Bill Gates and wealth taxes

Today Bill Gates expressed some very mild-mannered criticism of Warren’s wealth tax plan, claiming that he paid about $10 billion in tax in his lifetime and that his wealth is about $100 billion. Some said this corresponds approximately to a low 9% tax rate (10/(100+10)), evidence a wealth tax is needed. Some proposed “practical” alternatives to the wealth tax such as taxing unrealized income on listed shares. Before we can have a conversation on the optimal way to tax rich people, however, we should make sure we are all on the same page about realized income, unrealized income, and wealth, and the respective taxes thereupon.

First, how are capital gains calculated? Suppose Bill Gates (“Bill”) founded Microsoft in his garage as a C-corporation (i.e. an incorporated entity for tax purposes, not a passthrough) without contributing any meaningful capital and held his shares ever since. Then, his “tax basis” in the shares is zero. Upon a sale (IPO or not) the entirety of proceeds will be a capital gain. If Bill had founded Microsoft as a passthrough, his basis would be equal to Microsoft’s book value (i.e., cumulated retained earnings), but even in this case the market value of Microsoft at the time of IPO would have been magnitudes larger than its book value, resulting in a substantial capital gain.

Second, the capital gains tax applies only to the shares that are sold, i.e. to realized gains. Bill has retained the majority of the shares of Microsoft throughout. Proposals to tax unrealized capital gains on liquid listed shares must specify what happens upon the listing to pre-listing investors, including founders like Bill.
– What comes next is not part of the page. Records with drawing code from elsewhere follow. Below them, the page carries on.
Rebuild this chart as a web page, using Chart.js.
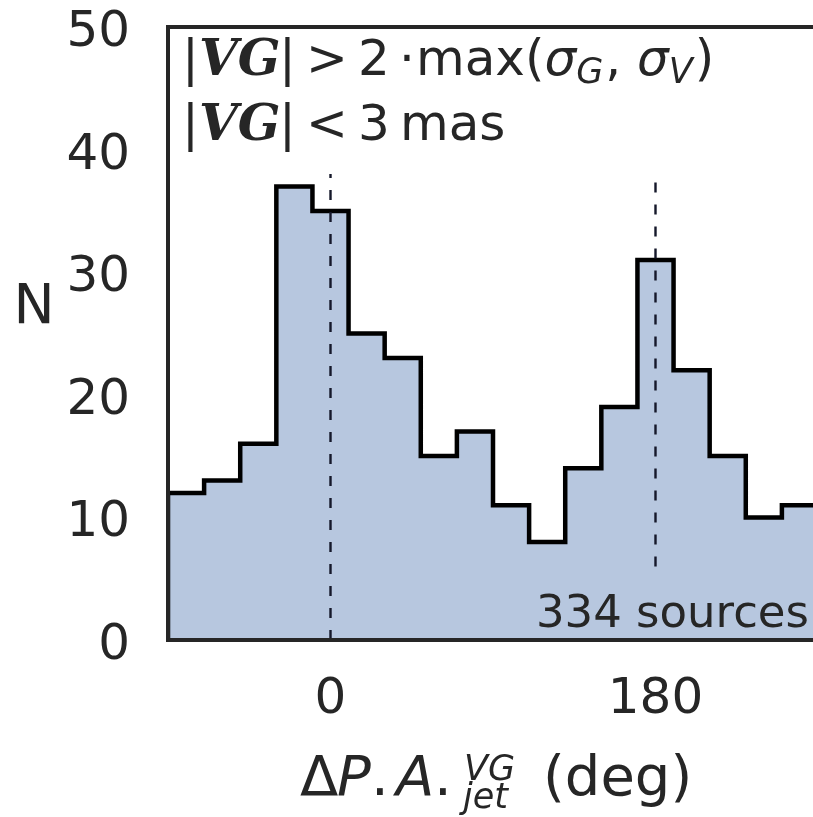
<!DOCTYPE html>
<html>
<head>
<meta charset="utf-8">
<script src="https://cdn.jsdelivr.net/npm/chart.js@4.4.1/dist/chart.umd.min.js"></script>
<style>
  html, body { margin: 0; padding: 0; background: #ffffff; overflow: hidden; }
  #wrap { position: absolute; left: 0; top: 0; width: 830px; height: 817px; }
</style>
</head>
<body>
<div id="wrap"><canvas id="c" width="830" height="817"></canvas></div>
<script>
// ---- data ----
const binEdges = [-90, -70, -50, -30, -10, 10, 30, 50, 70, 90, 110, 130, 150, 170, 190, 210, 230, 250, 270];
const counts   = [12, 13, 16, 37, 35, 25, 23, 15, 17, 11, 8, 14, 19, 31, 22, 15, 10, 11];
const xTicks = [0, 180];
const yTicks = [0, 10, 20, 30, 40, 50];
const refLineX      = [0, 180];
const refLineBottom = [0, 6];
const refLineTop    = [38, 37.5];
const countText = '334 sources';
const yTitle = 'N';

// ---- build datasets ----
const histPts = [{x: binEdges[0], y: 0}];
for (let i = 0; i < counts.length; i++) histPts.push({x: binEdges[i], y: counts[i]});
histPts.push({x: binEdges[binEdges.length - 1], y: counts[counts.length - 1]});
histPts.push({x: binEdges[binEdges.length - 1], y: 0});

const datasets = [{
  data: histPts,
  stepped: 'before',
  fill: 'origin',
  backgroundColor: 'rgba(76,114,176,0.4)',
  borderColor: '#000000',
  borderWidth: 4.5,
  pointRadius: 0,
  order: 2
}];
refLineX.forEach((xv, i) => {
  datasets.push({
    data: [{x: xv, y: refLineBottom[i]}, {x: xv, y: refLineTop[i]}],
    borderColor: '#15182a',
    borderWidth: 2.4,
    borderDash: [10, 12],
    pointRadius: 0,
    fill: false,
    order: 1
  });
});

const TXT = '#262626';
const SANS = '"DejaVu Sans"';

// draw a text piece so that its ink starts at inkX; returns the pen position after it
function putInk(ctx, t, font, inkX, y) {
  ctx.font = font;
  const m = ctx.measureText(t);
  const x0 = inkX + m.actualBoundingBoxLeft;
  ctx.fillText(t, x0, y);
  return x0 + m.width;
}
// draw at pen position, return new pen position
function put(ctx, t, font, x, y) {
  ctx.font = font;
  ctx.fillText(t, x, y);
  return x + ctx.measureText(t).width;
}

const decor = {
  id: 'decor',
  afterDatasetsDraw(chart) {
    const ctx = chart.ctx;
    const a = chart.chartArea;
    ctx.save();
    // frame
    ctx.strokeStyle = TXT;
    ctx.lineWidth = 4;
    ctx.strokeRect(a.left, a.top, a.right - a.left, a.bottom - a.top);

    ctx.fillStyle = TXT;
    ctx.textBaseline = 'alphabetic';
    ctx.textAlign = 'left';
    const F = 50;
    const reg = F + 'px ' + SANS;
    const it = 'oblique ' + F + 'px ' + SANS;
    const bi = 'italic bold ' + F + 'px "DejaVu Serif"';
    const sub = 'oblique ' + Math.round(F * 0.7) + 'px ' + SANS;
    const y1 = 75, y2 = 140;
    // annotation line 1
    putInk(ctx, '|', reg, 188, y1);
    putInk(ctx, 'VG', bi, 201, y1);
    putInk(ctx, '|', reg, 285, y1);
    putInk(ctx, '>', reg, 311, y1);
    putInk(ctx, '2', reg, 361, y1);
    putInk(ctx, '\u00B7', reg, 404, y1);
    let x = putInk(ctx, 'max(', reg, 420, y1);
    x = put(ctx, '\u03C3', it, x, y1);
    x = put(ctx, 'G', sub, x, y1 + 8);
    x = put(ctx, ', ', reg, x + 2, y1);
    x = put(ctx, '\u03C3', it, x, y1);
    x = put(ctx, 'V', sub, x, y1 + 8);
    put(ctx, ')', reg, x + 2, y1);
    // annotation line 2
    putInk(ctx, '|', reg, 188, y2);
    putInk(ctx, 'VG', bi, 201, y2);
    putInk(ctx, '|', reg, 285, y2);
    putInk(ctx, '<', reg, 311, y2);
    putInk(ctx, '3', reg, 361, y2);
    putInk(ctx, 'mas', reg, 404, y2);

    // count text
    ctx.font = '45px ' + SANS;
    ctx.textAlign = 'right';
    ctx.fillText(countText, 809, 627);

    // y title
    ctx.font = '55px ' + SANS;
    ctx.textAlign = 'center';
    ctx.fillText(yTitle, 34, 323);

    // x title
    ctx.textAlign = 'left';
    const XF = 56;
    const xr = XF + 'px ' + SANS;
    const xi = 'oblique ' + XF + 'px ' + SANS;
    const xs = 'oblique 35px ' + SANS;
    const yb = 795;
    putInk(ctx, '\u0394', xr, 300, yb);
    putInk(ctx, 'P', xi, 338, yb);
    putInk(ctx, '.', xr, 376, yb);
    putInk(ctx, 'A', xi, 393, yb);
    putInk(ctx, '.', xr, 439, yb);
    putInk(ctx, 'VG', xs, 466, 780);
    putInk(ctx, 'jet', xs, 459, 808);
    putInk(ctx, '(deg)', xr, 547, yb);
    ctx.restore();
  }
};

new Chart(document.getElementById('c'), {
  type: 'line',
  data: { datasets },
  options: {
    responsive: false,
    animation: false,
    events: [],
    layout: { autoPadding: false, padding: { top: 27, right: 12, left: 0, bottom: 0 } },
    plugins: { legend: { display: false }, tooltip: { enabled: false } },
    elements: { line: { tension: 0 } },
    scales: {
      x: {
        type: 'linear',
        min: binEdges[0],
        max: binEdges[binEdges.length - 1],
        grid: { display: false, drawTicks: false },
        border: { display: false },
        ticks: { color: TXT, font: { family: 'DejaVu Sans', size: 50 }, padding: 30, maxRotation: 0 },
        afterBuildTicks: s => { s.ticks = xTicks.map(v => ({ value: v })); },
        afterFit: s => { s.height = 177; s.paddingLeft = 0; s.paddingRight = 0; }
      },
      y: {
        type: 'linear',
        min: yTicks[0],
        max: yTicks[yTicks.length - 1],
        grid: { display: false, drawTicks: false },
        border: { display: false },
        ticks: { color: TXT, font: { family: 'DejaVu Sans', size: 50 }, padding: 38, labelOffset: 6 },
        afterBuildTicks: s => { s.ticks = yTicks.map(v => ({ value: v })); },
        afterFit: s => { s.width = 168; s.paddingTop = 0; s.paddingBottom = 0; }
      }
    }
  },
  plugins: [decor]
});
</script>
</body>
</html>
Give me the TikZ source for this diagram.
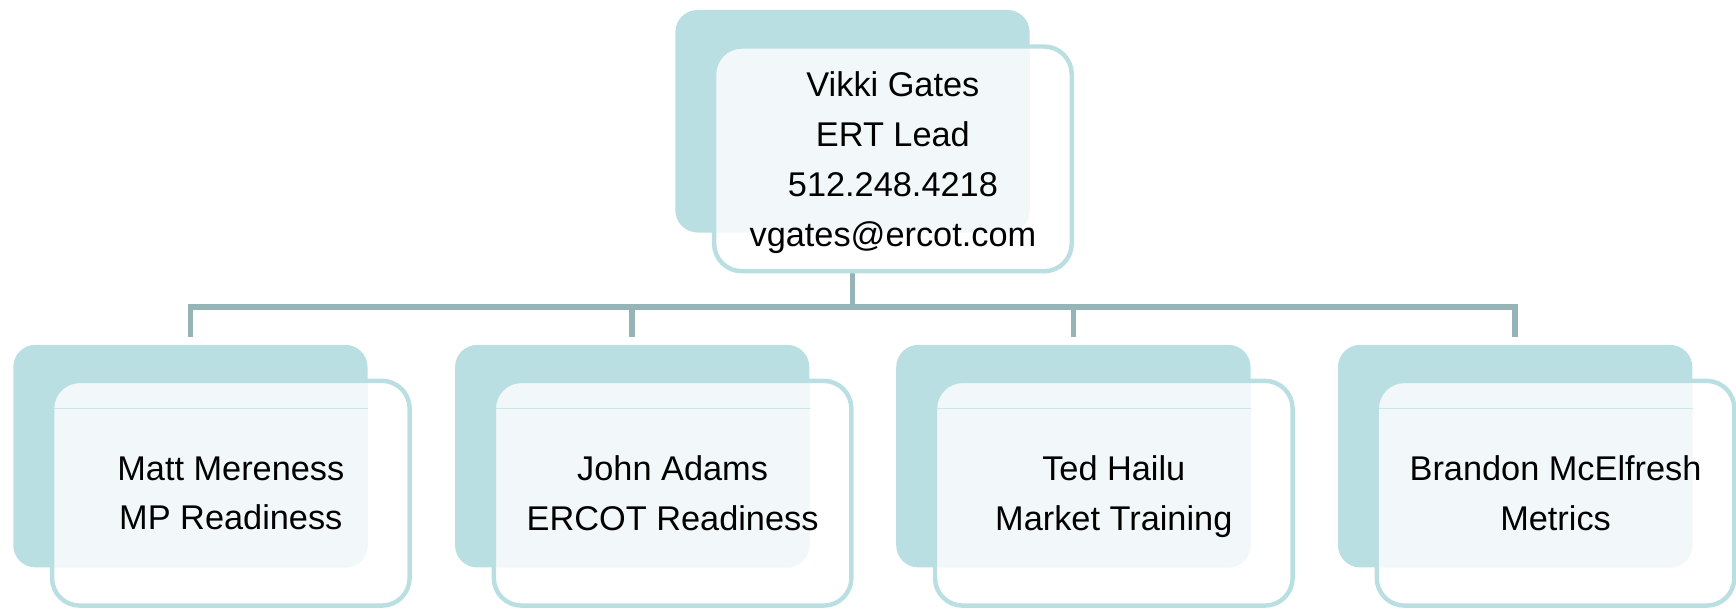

Some have proposed treating the entire market value of their shares (sold or not) as realized. Even after crediting any basis, this treatment would trigger a one-time gargantuan taxable event. Note that in the typical IPO only a small fraction of the shares (say 5%) is sold. If this triggers a gain on 100% of the shares, the minimum amount of shares to be sold at IPO may be as high as 25% (5% + 20% to pay capital gains tax, in the extreme case of zero basis). Further, in order to sell that many more shares, the price would have to go down. If the firm has a capital raising target, it will have to sell even more shares!1

Third, early investors’ gains are treated extremely favorably for the explicit policy goal of stimulating entrepreneurship. Current tax policy (§1202) provides a tax exemption for 100% of the realized gain up to $10 million or ten times the base investment, whichever is greater. We should have a policy debate about priorities.

Fourth, it is not obvious to me that we are calculating correctly how much tax billionaires are paying. Consider a world in which you can’t buy and sell businesses, but everything else is the same. Microsoft would not have a market value. It would simply belong to Bill, then to his children, then to the grandchildren, etc.. Microsoft would make earnings, pay corporate tax, and pay dividends out of earnings; the Gateses would then pay tax on dividends. At current rates of ~20% for both corporate income and dividends, the total tax is about 36%. Clearly no one would say that’s low. (Whether in practice the total rate is 36% is a very different question). Instead, in reality, businesses are traded so we say that Bill has “earned income” simply because Microsoft’s market value went up. If we count that as “income” that Bill has earned during his lifetime (even though it is the capitalized value of future earnings that will last long after Bill is gone), we should also count as “taxes” not just all past corporate, dividend, and capital gains taxes that Bill paid, but we should also capitalize all future taxes that Microsoft and its shareholders will pay.

Finally, if this thread has convinced you that a wealth tax is a simple and elegant solution, think again! Unless I’m missing something big, a large wealth tax (e.g. 6%) based on the unrealized value of Microsoft’s stock would almost surely have caused the government to expropriate the majority of Bill’s stock. Upon the 1986 IPO, Bill’s 49% position was worth ~$200m. If a wealth tax had been introduced in 1986 it wouldn’t have been “only for billionaires”, so let’s assume all of it was likely subject to the tax. (If you want to redo the math with rate thresholds be my guest.) Microsoft’s dividend yield has been 0% from its 1986 IPO to its first dividend in 2003 and about 1.5-2% thereafter. Assuming Bill used all dividend proceeds to pay wealth taxes, that leaves between 4 and 6% to be paid in shares. At this rate, and ignoring donations to his foundation, by now he would own only 9% of Microsoft and the government would have taken the remaining 40%. This calculation ignores exemption thresholds. In other words, founders of very successful businesses who keep most of their wealth concentrated in them would face gradual expropriation (or, more likely, find clever ways to not pay taxes).